■ **INFORMATION SUPPLIED**:

○ ○ ○ ○

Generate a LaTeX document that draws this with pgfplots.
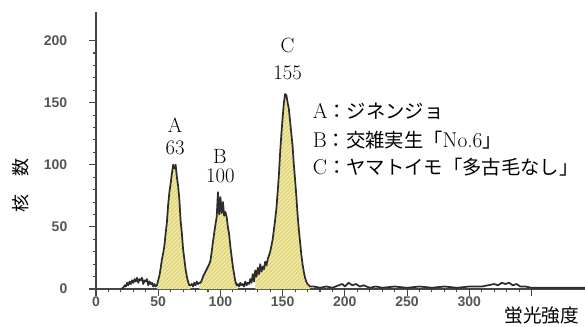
\documentclass[border=0pt]{standalone}
\usepackage{fontspec}
\usepackage{pgfplots}
\pgfplotsset{compat=1.18}
\usepackage{pgfplotstable}
\usetikzlibrary{patterns}
\newfontfamily\jp{Noto Sans CJK JP}
\newfontfamily\ticksf{Liberation Sans}
\definecolor{peakfill}{RGB}{240,232,160}
\definecolor{hatch}{RGB}{212,196,105}
\definecolor{curve}{RGB}{45,45,45}
\definecolor{axisc}{RGB}{70,70,70}
\definecolor{tickc}{RGB}{85,85,85}

\pgfplotstableread{
x y
20 0
22 1
23 3
24 2
25 5
26 3
27 6
28 4
29 7
30 5
31 8
32 6
33 9
34 5
35 8
36 7
37 9
38 4
39 7
40 6
41 8
42 3
43 6
44 4
45 5
46 2
47 4
48 2
49 3
50 7
51 11
52 17
53 24
54 29
55 35
56 45
57 54
58 68
59 78
60 85
61 93
62 100
63 97
64 100
65 90
66 83
67 72
68 55
69 45
70 32
71 24
72 16
73 10
74 6
75 3
76 3
77 4
78 2
79 5
80 3
81 6
82 4
83 5
84 5
85 7
86 10
87 12
88 14
89 16
90 18
91 20
92 23
93 30
94 38
95 45
96 52
97 58
98 78
99 60
100 74
101 61
102 70
103 59
104 62
105 58
106 50
107 44
108 34
109 26
110 18
111 12
112 6
113 3
114 4
115 2
116 5
117 3
118 4
119 2
120 6
121 3
122 5
123 4
124 8
125 5
126 12
127 6
128 15
129 10
130 17
131 12
132 20
133 14
134 18
135 16
136 22
137 19
138 24
139 27
140 30
141 35
142 40
143 48
144 56
145 65
146 78
147 92
148 110
149 125
150 138
151 150
152 157
153 156
154 150
155 145
156 135
157 125
158 115
159 100
160 88
161 75
162 60
163 48
164 38
165 28
166 20
167 14
168 9
169 6
170 4
171 3
172 2
175 2
180 1
185 2
190 1
195 3
198 4
200 2
203 5
206 3
209 4
212 2
215 3
220 1
225 2
230 1
240 2
250 1
260 2
270 1
280 2
290 1
300 2
310 2
315 3
320 4
323 3
326 5
329 4
332 5
335 3
338 4
341 2
345 2
350 1
360 1
370 1
380 1
393 1
}\spectrum

\begin{document}
\begin{tikzpicture}
\useasboundingbox (-72pt,-27.75pt) rectangle (366.75pt,216.75pt);
\begin{axis}[
  at={(0,0)}, anchor=origin,
  scale only axis,
  width=366.75pt, height=207.75pt,
  xmin=0, xmax=393, ymin=0, ymax=223,
  axis lines=left,
  axis line style={-, color=axisc, line width=0.9pt},
  xtick={0,50,...,350},
  xticklabels={0,50,100,150,200,250,300,},
  ytick={0,50,...,200},
  minor x tick num=4,
  minor y tick num=4,
  tick align=outside,
  major tick length=5pt,
  minor tick length=2.5pt,
  tick style={color=axisc, line width=0.8pt},
  /pgf/number format/assume math mode=true,
  ticklabel style={font=\ticksf\bfseries\fontsize{10.5}{12}\selectfont, color=tickc},
  yticklabel style={xshift=-13pt},
  xticklabel style={yshift=2.5pt},
  clip=false,
]
\addplot[draw=none, fill=peakfill, postaction={pattern=north east lines, pattern color=hatch}, restrict x to domain=49:76] table[x=x,y=y] {\spectrum} \closedcycle;
\addplot[draw=none, fill=peakfill, postaction={pattern=north east lines, pattern color=hatch}, restrict x to domain=83:114] table[x=x,y=y] {\spectrum} \closedcycle;
\addplot[draw=none, fill=peakfill, postaction={pattern=north east lines, pattern color=hatch}, restrict x to domain=128:173] table[x=x,y=y] {\spectrum} \closedcycle;
\addplot[curve, line width=1.3pt, line join=round] table[x=x,y=y] {\spectrum};

\node[font=\fontsize{15.5}{17}\selectfont] at (axis cs:63.5,132) {A};
\node[font=\fontsize{15.5}{17}\selectfont] at (axis cs:63.5,114) {63};
\node[font=\fontsize{15.5}{17}\selectfont] at (axis cs:99.6,107) {B};
\node[font=\fontsize{15.5}{17}\selectfont] at (axis cs:100,91) {100};
\node[font=\fontsize{15.5}{17}\selectfont] at (axis cs:154,196) {C};
\node[font=\fontsize{15.5}{17}\selectfont] at (axis cs:154,174) {155};

\node[anchor=west, inner sep=0pt, font=\fontsize{14.5}{16}\selectfont] at (axis cs:174,143) {{\fontsize{16}{17}\selectfont A}{\jp ：ジネンジョ}};
\node[anchor=west, inner sep=0pt, font=\fontsize{14.5}{16}\selectfont] at (axis cs:174,120) {{\fontsize{16}{17}\selectfont B}{\jp ：交雑実生「}{\fontsize{16}{17}\selectfont No.6}{\jp 」}};
\node[anchor=west, inner sep=0pt, font=\fontsize{14.5}{16}\selectfont] at (axis cs:174,98) {{\fontsize{16}{17}\selectfont C}{\jp ：ヤマトイモ「多古毛なし」}};

\node[rotate=90, font=\jp\fontsize{13.5}{15}\selectfont] at (rel axis cs:-0.155,0.375) {核　数};
\node[font=\jp\fontsize{14}{16}\selectfont] at (rel axis cs:0.912,-0.095) {蛍光強度};
\end{axis}
\end{tikzpicture}
\end{document}
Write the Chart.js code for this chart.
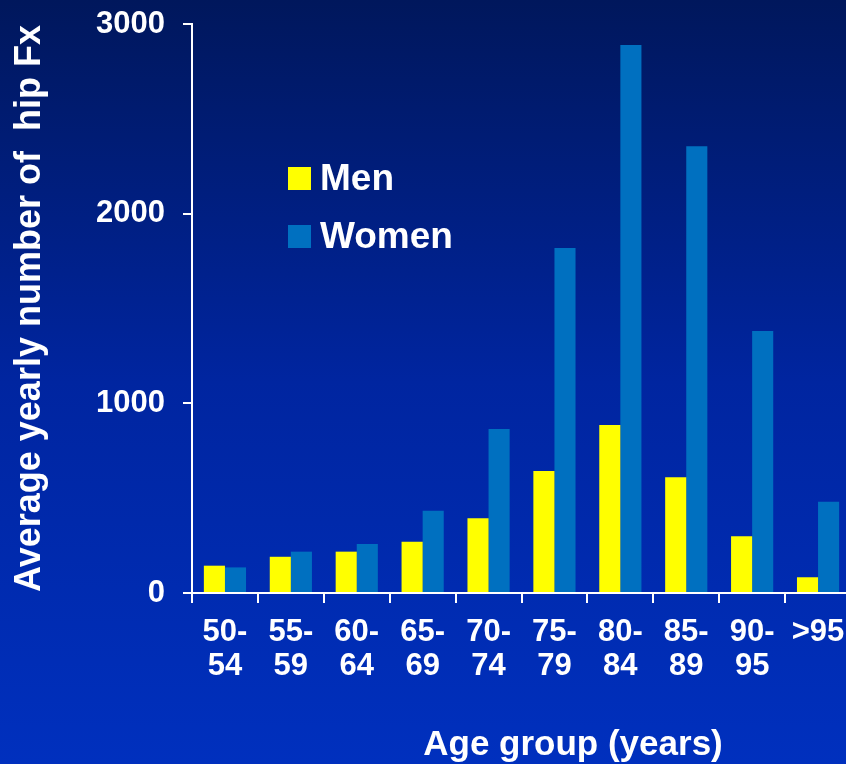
<!DOCTYPE html>
<html>
<head>
<meta charset="utf-8">
<script src="https://cdn.jsdelivr.net/npm/chart.js@4/dist/chart.umd.min.js"></script>
<style>
  html, body { margin: 0; padding: 0; overflow: hidden; background: #0026a0; }
  #hip { display: block; }
</style>
</head>
<body>
<canvas id="hip" width="860" height="764"></canvas>
<script>
// age groups, drawn as two-line tick labels
const ageGroups = [["50-", "54"], ["55-", "59"], ["60-", "64"], ["65-", "69"], ["70-", "74"],
                   ["75-", "79"], ["80-", "84"], ["85-", "89"], ["90-", "95"], [">95"]];
// average yearly number of hip fractures
const menValues = [144, 191, 218, 270, 394, 643, 886, 610, 299, 83];
const womenValues = [135, 218, 258, 434, 865, 1819, 2889, 2356, 1381, 481];
const yTicks = [0, 1000, 2000, 3000];

const FONT = "'Liberation Sans', Arial, sans-serif";

// blue gradient behind everything
const background = {
  id: "background",
  beforeDraw(chart) {
    const { ctx, width, height } = chart;
    const g = ctx.createLinearGradient(0, 0, 0, height);
    g.addColorStop(0, "#00175c");
    g.addColorStop(0.5, "#0025a0");
    g.addColorStop(1, "#0030be");
    ctx.save();
    ctx.fillStyle = g;
    ctx.fillRect(0, 0, width, height);
    ctx.restore();
  }
};

// legend box inside the plot and the x title, which sits right of centre
const extras = {
  id: "extras",
  afterDraw(chart) {
    const ctx = chart.ctx;
    ctx.save();
    ctx.font = "bold 37px " + FONT;
    ctx.textBaseline = "middle";
    ctx.textAlign = "left";
    chart.data.datasets.forEach((ds, i) => {
      const y = 179 + i * 58;
      ctx.fillStyle = ds.backgroundColor;
      ctx.fillRect(288, y - 12, 23, 23);
      ctx.fillStyle = "#ffffff";
      ctx.fillText(ds.label, 320, y + 1);
    });
    ctx.font = "bold 35px " + FONT;
    ctx.textAlign = "center";
    ctx.fillText("Age group (years)", 573, 745);
    ctx.restore();
  }
};

new Chart(document.getElementById("hip"), {
  type: "bar",
  data: {
    labels: ageGroups,
    datasets: [
      { label: "Men", data: menValues, backgroundColor: "#ffff00", borderWidth: 0 },
      { label: "Women", data: womenValues, backgroundColor: "#0070c0", borderWidth: 0 }
    ]
  },
  options: {
    responsive: false,
    animation: false,
    devicePixelRatio: 1,
    layout: { padding: { top: 24, right: 9, left: 0, bottom: 0 } },
    categoryPercentage: 0.64,
    barPercentage: 1.0,
    plugins: {
      legend: { display: false },
      tooltip: { enabled: false }
    },
    scales: {
      x: {
        afterFit(scale) { scale.height = 171; },
        grid: { drawOnChartArea: false, color: "#ffffff", lineWidth: 2, tickLength: 10 },
        border: { color: "#ffffff", width: 2 },
        ticks: {
          color: "#ffffff",
          font: { family: FONT, size: 31, weight: "bold", lineHeight: 1.1 },
          padding: 12,
          maxRotation: 0,
          autoSkip: false
        }
      },
      y: {
        min: 0,
        max: 3000,
        afterFit(scale) {
          scale.width = 192;
          scale.paddingTop = 0;
          scale.paddingBottom = 0;
        },
        afterBuildTicks(scale) { scale.ticks = yTicks.map(v => ({ value: v })); },
        grid: { drawOnChartArea: false, color: "#ffffff", lineWidth: 2, tickLength: 9 },
        border: { color: "#ffffff", width: 2 },
        ticks: {
          color: "#ffffff",
          font: { family: FONT, size: 31, weight: "bold" },
          padding: 18,
          callback: v => String(v)
        },
        title: {
          display: true,
          text: "Average yearly number of  hip Fx",
          color: "#ffffff",
          font: { family: FONT, size: 36, weight: "bold", lineHeight: 1.2 },
          padding: { top: 8, bottom: 0 }
        }
      }
    }
  },
  plugins: [background, extras]
});
</script>
</body>
</html>
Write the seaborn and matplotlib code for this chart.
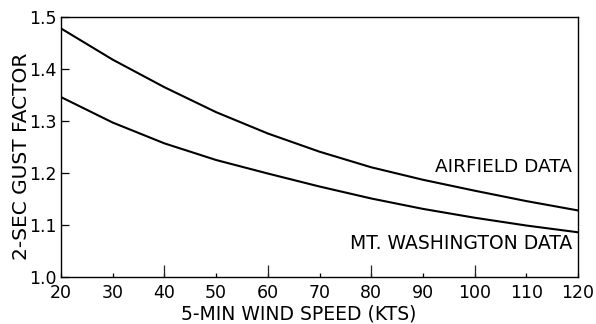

○ ○ ○ ○

■ **TASK DESCRIPTION**:
From the entries above, select each line containing the string "this".

■ **EXERCISE RESPONSE**:
Generate a LaTeX document that draws this with pgfplots.
Write the Chart.js code for this chart.
Write the seaborn and matplotlib code for this chart.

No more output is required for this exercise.